> _SET PROBLEM_:
From the first line of the data down to and including the line with "minimum height=26pt] (zy)", copy everything exactly, leaving out pictures.

> _DATA_:

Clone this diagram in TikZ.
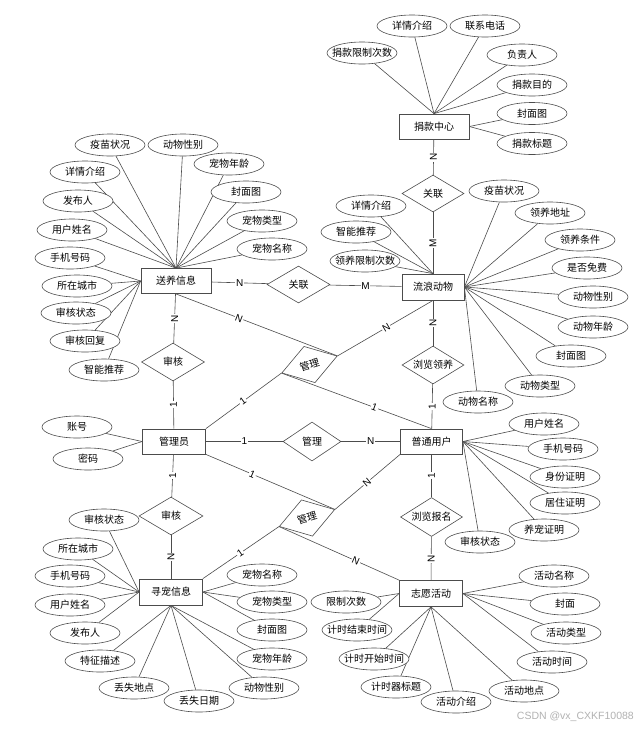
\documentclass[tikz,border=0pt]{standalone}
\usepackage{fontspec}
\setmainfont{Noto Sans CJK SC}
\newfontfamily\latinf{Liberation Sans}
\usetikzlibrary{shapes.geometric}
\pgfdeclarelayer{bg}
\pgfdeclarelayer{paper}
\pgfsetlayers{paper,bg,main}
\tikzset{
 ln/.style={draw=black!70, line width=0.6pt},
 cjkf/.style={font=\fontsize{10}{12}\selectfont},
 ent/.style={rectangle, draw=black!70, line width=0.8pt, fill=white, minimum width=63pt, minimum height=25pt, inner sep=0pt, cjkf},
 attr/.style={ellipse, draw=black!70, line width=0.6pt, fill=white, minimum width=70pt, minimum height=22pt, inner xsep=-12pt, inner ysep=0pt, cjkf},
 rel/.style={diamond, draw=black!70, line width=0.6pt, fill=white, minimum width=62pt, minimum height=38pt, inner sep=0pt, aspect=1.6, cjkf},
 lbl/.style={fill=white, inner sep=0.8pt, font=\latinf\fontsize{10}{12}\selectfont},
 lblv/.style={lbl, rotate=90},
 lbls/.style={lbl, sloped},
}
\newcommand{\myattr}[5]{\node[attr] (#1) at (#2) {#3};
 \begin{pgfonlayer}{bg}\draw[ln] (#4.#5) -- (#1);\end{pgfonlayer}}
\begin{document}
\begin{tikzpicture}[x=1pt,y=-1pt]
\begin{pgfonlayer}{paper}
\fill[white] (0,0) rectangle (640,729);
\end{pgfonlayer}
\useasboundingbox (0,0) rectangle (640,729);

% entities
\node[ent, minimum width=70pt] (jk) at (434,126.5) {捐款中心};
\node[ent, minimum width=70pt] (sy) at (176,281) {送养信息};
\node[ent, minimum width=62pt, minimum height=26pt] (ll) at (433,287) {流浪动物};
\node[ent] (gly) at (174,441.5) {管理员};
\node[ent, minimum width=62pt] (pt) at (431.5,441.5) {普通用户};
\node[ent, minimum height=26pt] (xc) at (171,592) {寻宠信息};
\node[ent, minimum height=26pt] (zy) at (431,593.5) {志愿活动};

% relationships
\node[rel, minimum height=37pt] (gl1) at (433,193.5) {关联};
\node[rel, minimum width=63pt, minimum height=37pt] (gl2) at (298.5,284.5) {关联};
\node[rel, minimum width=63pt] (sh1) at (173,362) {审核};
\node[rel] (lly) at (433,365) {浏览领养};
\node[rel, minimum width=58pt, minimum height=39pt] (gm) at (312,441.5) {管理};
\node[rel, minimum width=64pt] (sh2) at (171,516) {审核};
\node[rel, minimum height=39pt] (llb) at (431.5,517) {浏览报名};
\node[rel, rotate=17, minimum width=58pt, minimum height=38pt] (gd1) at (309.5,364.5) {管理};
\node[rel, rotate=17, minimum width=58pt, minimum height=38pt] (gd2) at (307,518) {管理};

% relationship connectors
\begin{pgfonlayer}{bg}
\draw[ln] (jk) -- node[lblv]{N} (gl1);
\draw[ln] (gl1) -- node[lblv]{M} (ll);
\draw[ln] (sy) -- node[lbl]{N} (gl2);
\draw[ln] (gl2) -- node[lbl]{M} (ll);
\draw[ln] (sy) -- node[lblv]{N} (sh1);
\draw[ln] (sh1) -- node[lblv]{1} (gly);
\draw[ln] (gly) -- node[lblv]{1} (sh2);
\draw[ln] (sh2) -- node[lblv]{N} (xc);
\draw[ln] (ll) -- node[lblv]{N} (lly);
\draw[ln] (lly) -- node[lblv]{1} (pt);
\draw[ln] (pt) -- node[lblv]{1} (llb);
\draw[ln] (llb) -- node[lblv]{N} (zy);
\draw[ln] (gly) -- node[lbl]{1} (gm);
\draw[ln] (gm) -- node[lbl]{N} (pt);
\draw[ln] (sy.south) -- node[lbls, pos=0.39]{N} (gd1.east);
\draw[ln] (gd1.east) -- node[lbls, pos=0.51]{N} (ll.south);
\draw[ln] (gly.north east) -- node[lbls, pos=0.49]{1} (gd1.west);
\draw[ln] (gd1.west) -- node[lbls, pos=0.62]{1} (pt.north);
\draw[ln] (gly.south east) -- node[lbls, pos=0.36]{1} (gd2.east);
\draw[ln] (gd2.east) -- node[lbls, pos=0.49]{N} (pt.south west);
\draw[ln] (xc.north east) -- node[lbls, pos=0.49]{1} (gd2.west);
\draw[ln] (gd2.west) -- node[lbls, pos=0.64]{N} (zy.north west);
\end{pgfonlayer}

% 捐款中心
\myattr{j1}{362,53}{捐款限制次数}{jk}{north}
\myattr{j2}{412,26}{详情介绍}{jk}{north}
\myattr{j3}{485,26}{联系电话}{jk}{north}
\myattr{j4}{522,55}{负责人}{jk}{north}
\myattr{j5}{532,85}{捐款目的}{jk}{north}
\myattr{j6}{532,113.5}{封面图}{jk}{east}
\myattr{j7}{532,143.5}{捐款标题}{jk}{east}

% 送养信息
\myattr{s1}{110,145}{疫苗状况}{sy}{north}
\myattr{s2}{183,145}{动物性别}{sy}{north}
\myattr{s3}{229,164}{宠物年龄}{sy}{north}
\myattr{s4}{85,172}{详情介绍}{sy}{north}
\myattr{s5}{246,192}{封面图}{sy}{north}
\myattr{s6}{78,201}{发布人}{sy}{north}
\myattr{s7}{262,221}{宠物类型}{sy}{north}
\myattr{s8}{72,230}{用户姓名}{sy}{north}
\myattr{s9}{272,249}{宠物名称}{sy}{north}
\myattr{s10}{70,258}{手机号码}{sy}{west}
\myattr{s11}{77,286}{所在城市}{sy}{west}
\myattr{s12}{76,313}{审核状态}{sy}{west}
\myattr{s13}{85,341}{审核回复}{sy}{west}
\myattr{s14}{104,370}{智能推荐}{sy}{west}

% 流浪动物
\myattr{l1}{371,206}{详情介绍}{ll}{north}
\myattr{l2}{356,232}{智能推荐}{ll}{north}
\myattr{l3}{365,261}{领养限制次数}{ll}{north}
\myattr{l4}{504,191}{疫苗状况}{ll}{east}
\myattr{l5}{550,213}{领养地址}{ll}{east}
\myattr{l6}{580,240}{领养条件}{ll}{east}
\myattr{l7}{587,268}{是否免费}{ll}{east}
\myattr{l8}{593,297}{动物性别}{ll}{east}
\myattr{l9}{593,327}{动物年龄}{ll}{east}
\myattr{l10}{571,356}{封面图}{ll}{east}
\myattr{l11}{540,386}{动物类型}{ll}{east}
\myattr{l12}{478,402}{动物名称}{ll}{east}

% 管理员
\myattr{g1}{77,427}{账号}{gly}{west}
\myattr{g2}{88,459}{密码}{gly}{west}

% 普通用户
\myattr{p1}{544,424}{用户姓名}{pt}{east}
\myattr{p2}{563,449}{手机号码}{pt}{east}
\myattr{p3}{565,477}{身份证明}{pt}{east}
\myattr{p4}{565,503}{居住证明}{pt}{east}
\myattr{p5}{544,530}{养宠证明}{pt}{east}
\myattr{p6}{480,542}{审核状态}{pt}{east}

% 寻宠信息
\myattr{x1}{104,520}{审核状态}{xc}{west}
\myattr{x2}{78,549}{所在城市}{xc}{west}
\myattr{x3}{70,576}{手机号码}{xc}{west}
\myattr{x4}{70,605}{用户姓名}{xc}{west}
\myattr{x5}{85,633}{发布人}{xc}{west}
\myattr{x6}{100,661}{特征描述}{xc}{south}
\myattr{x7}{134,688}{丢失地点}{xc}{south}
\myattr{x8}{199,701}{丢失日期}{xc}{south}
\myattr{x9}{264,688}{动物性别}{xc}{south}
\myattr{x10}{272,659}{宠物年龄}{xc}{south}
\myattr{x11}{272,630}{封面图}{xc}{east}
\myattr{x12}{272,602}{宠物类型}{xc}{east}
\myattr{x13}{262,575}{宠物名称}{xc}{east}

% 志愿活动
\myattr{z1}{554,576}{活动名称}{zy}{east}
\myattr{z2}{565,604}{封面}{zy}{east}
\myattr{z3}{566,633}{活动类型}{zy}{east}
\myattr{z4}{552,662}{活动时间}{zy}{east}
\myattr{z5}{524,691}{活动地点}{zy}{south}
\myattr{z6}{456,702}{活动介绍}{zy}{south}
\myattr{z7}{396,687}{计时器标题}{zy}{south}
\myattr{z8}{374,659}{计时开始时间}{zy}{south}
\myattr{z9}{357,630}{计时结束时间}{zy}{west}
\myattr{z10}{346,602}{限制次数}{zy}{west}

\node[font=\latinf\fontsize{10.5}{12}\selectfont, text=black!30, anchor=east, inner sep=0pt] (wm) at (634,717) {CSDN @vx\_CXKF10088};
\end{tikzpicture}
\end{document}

> _SOLUTION TO THE EXERCISE_:
Clone this diagram in TikZ.
\documentclass[tikz,border=0pt]{standalone}
\usepackage{fontspec}
\setmainfont{Noto Sans CJK SC}
\newfontfamily\latinf{Liberation Sans}
\usetikzlibrary{shapes.geometric}
\pgfdeclarelayer{bg}
\pgfdeclarelayer{paper}
\pgfsetlayers{paper,bg,main}
\tikzset{
 ln/.style={draw=black!70, line width=0.6pt},
 cjkf/.style={font=\fontsize{10}{12}\selectfont},
 ent/.style={rectangle, draw=black!70, line width=0.8pt, fill=white, minimum width=63pt, minimum height=25pt, inner sep=0pt, cjkf},
 attr/.style={ellipse, draw=black!70, line width=0.6pt, fill=white, minimum width=70pt, minimum height=22pt, inner xsep=-12pt, inner ysep=0pt, cjkf},
 rel/.style={diamond, draw=black!70, line width=0.6pt, fill=white, minimum width=62pt, minimum height=38pt, inner sep=0pt, aspect=1.6, cjkf},
 lbl/.style={fill=white, inner sep=0.8pt, font=\latinf\fontsize{10}{12}\selectfont},
 lblv/.style={lbl, rotate=90},
 lbls/.style={lbl, sloped},
}
\newcommand{\myattr}[5]{\node[attr] (#1) at (#2) {#3};
 \begin{pgfonlayer}{bg}\draw[ln] (#4.#5) -- (#1);\end{pgfonlayer}}
\begin{document}
\begin{tikzpicture}[x=1pt,y=-1pt]
\begin{pgfonlayer}{paper}
\fill[white] (0,0) rectangle (640,729);
\end{pgfonlayer}
\useasboundingbox (0,0) rectangle (640,729);

% entities
\node[ent, minimum width=70pt] (jk) at (434,126.5) {捐款中心};
\node[ent, minimum width=70pt] (sy) at (176,281) {送养信息};
\node[ent, minimum width=62pt, minimum height=26pt] (ll) at (433,287) {流浪动物};
\node[ent] (gly) at (174,441.5) {管理员};
\node[ent, minimum width=62pt] (pt) at (431.5,441.5) {普通用户};
\node[ent, minimum height=26pt] (xc) at (171,592) {寻宠信息};
\node[ent, minimum height=26pt] (zy) at (431,593.5) {志愿活动};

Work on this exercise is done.